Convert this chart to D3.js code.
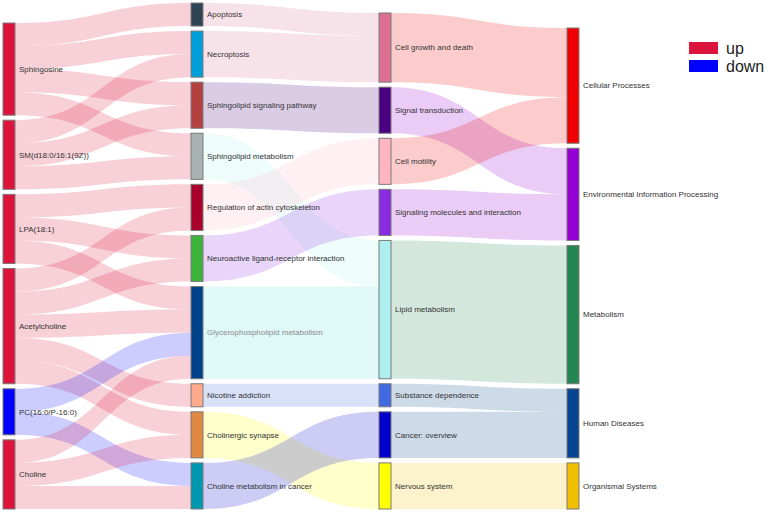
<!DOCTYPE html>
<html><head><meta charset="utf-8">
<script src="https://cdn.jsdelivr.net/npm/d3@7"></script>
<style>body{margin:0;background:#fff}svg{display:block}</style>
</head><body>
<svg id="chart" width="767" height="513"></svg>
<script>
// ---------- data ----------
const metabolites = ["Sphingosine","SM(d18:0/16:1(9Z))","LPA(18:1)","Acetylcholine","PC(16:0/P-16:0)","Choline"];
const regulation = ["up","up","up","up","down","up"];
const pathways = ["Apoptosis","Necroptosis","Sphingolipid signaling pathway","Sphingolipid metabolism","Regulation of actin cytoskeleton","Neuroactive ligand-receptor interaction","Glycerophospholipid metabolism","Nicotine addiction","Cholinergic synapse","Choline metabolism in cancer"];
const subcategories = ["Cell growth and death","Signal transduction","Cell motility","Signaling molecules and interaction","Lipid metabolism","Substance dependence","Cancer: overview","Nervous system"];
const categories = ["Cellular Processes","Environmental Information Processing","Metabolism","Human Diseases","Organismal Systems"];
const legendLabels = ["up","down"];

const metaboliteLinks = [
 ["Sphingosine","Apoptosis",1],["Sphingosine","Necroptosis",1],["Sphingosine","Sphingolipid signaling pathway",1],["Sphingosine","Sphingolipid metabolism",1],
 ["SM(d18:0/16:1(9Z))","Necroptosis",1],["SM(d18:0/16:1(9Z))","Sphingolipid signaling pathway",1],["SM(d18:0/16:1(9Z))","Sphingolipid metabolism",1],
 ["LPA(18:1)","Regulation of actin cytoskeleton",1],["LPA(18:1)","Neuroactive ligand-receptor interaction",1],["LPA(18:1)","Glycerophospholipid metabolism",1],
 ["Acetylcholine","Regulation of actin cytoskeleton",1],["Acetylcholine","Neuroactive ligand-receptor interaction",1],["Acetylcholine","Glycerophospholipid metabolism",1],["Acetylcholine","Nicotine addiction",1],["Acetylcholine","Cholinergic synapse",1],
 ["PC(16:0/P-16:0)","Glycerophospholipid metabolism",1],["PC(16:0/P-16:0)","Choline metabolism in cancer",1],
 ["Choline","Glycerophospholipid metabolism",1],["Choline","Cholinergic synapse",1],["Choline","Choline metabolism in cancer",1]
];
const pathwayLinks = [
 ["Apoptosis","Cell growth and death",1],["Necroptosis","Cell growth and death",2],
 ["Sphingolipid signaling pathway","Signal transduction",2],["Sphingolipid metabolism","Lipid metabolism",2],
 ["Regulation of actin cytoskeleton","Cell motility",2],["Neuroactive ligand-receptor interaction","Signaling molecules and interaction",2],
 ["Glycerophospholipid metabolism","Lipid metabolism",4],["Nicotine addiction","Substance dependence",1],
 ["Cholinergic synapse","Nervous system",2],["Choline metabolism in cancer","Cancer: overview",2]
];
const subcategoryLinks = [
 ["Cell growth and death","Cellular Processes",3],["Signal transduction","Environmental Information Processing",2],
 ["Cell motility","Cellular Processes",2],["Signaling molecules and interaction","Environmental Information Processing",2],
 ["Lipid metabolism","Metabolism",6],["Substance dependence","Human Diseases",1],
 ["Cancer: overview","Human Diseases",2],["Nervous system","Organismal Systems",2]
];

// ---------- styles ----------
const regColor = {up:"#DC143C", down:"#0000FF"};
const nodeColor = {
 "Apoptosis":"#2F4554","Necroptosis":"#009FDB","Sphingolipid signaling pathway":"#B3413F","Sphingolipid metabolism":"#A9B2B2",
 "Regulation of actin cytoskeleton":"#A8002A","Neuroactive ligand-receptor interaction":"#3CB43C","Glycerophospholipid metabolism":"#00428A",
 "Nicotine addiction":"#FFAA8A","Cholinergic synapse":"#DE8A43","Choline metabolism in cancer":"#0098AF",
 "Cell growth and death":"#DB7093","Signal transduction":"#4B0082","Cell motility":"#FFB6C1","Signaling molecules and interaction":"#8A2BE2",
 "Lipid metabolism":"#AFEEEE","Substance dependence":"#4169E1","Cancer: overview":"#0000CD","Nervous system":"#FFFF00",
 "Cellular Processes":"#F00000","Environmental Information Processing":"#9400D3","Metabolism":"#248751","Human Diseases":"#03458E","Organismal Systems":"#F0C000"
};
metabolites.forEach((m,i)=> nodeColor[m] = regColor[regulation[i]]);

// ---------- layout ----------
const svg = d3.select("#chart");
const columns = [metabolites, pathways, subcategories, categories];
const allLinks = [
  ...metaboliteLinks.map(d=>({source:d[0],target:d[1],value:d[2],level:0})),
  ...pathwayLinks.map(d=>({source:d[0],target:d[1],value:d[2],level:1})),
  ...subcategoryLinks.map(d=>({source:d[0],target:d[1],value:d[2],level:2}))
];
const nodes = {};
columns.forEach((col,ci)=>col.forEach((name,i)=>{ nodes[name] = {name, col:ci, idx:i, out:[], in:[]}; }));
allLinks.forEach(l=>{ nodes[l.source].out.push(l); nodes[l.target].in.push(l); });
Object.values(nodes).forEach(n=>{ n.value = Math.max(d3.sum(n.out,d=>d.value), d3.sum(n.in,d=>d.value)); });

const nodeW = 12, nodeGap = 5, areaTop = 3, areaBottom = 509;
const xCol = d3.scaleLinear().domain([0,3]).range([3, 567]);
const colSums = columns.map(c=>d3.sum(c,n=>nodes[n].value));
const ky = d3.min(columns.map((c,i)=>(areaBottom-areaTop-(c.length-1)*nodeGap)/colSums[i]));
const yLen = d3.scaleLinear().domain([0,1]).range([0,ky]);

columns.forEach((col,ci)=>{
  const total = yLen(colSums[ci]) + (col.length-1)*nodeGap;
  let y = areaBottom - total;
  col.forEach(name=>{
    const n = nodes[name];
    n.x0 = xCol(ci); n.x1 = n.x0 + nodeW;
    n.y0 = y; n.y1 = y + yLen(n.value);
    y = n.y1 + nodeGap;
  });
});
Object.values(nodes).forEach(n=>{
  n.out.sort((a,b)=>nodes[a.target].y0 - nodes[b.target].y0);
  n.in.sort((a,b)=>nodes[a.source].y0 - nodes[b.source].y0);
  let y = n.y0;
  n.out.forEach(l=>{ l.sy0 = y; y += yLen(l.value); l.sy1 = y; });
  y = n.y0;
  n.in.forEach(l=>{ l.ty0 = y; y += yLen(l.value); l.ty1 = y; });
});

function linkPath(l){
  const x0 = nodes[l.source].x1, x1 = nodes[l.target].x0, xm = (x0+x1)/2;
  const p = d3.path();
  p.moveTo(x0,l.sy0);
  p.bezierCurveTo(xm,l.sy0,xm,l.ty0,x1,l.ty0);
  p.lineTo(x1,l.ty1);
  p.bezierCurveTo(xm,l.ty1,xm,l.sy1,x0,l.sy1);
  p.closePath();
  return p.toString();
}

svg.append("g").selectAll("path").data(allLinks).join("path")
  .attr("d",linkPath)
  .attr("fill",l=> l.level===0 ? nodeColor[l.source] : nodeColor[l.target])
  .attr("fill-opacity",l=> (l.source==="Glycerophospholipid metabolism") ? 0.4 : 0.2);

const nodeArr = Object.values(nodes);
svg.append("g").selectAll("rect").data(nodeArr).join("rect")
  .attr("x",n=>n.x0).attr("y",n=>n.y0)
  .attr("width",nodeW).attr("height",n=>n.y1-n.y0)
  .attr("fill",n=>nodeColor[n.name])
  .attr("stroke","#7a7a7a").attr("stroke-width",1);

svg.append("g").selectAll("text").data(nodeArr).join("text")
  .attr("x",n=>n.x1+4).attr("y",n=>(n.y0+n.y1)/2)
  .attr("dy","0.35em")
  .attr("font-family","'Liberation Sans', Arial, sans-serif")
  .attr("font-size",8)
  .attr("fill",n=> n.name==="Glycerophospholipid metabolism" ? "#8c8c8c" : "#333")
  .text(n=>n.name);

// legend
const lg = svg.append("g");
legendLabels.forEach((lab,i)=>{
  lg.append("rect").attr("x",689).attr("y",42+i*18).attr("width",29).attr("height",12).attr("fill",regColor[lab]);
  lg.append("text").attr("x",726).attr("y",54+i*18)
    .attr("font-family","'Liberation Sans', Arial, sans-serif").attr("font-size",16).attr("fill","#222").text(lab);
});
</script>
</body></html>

--- TASK BRIEF ---
Count the lines above in which the word "chart" appears, then state only that count.

--- EXERCISE OUTPUT ---
3